FRESH : Fully Reliable and Effective protection against Soft and Hard errors
Author(s) -
Daehoon Son,
Hwisoo So,
Jinhyo Jung,
Yohan Ko,
Aviral Shrivastava,
Kyoungwoo Lee
Publication year - 2025
Publication title -
ieee access
Language(s) - English
Resource type - Magazines
SCImago Journal Rank - 0.587
H-Index - 127
eISSN - 2169-3536
DOI - 10.1109/access.2025.3574577
Subject(s) - aerospace , bioengineering , communication, networking and broadcast technologies , components, circuits, devices and systems , computing and processing , engineered materials, dielectrics and plasmas , engineering profession , fields, waves and electromagnetics , general topics for engineers , geoscience , nuclear engineering , photonics and electrooptics , power, energy and industry applications , robotics and control systems , signal processing and analysis , transportation
Advances in modern computing systems have led to an unprecedented spread of safety-critical applications in real-world environments. In safety-critical applications, preventing malfunctions due to faults is a primary design concern, as malfunctions in such applications can induce catastrophic results. Software-level redundant multithreading (RMT) solutions, which do not require hardware modifications and hence do not incur hardware costs, are attractive alternatives to hardware-level redundancy solutions for hardware unreliability issues, such as soft and hard errors. However, existing software-level RMT solutions can only provide fault detection and rely on external schemes for error recovery. This study investigated the potential of software-level RMT schemes for complete soft and hard error detection and recovery.
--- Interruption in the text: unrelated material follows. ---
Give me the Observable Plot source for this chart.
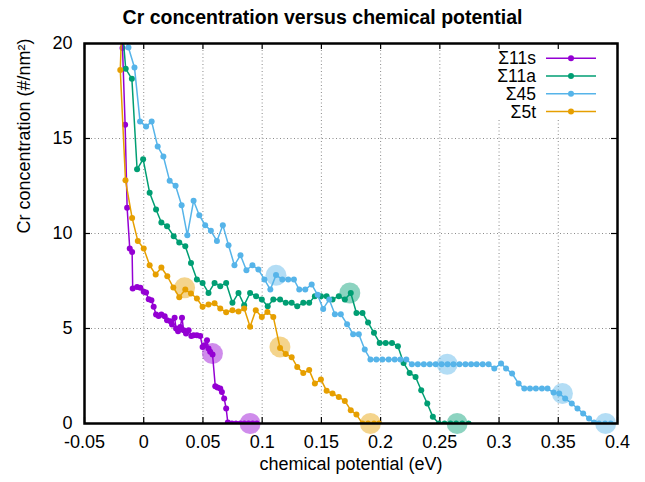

First, a baseline software-level triple redundant multithreading (STRMT) scheme was implemented to serve as a baseline, pinpointing the ineffectiveness of the naïve STRMT, which makes the application even more vulnerable than the unprotected version due to the runtime overhead. Subsequently, Fully Reliable and Effective protection against Soft and Hard errors (FRESH) was introduced as a software-only RMT scheme that can achieve comprehensive error resiliency against both soft and hard errors. The main idea of FRESH is to distribute and intertwine error detection and recovery operations between redundant threads based on thread-level load-back checking of the state-of-the-art RMT scheme. FRESH further applies a lazy-fault-diagnosis optimization to reduce the number of thread-level synchronizations required for fault detection and recovery. Experimental results with an ARM cortex53-like μ-architecture simulated microprocessor demonstrated that FRESH can reduce program failure rate by around 99.88% compared to the unprotected versions.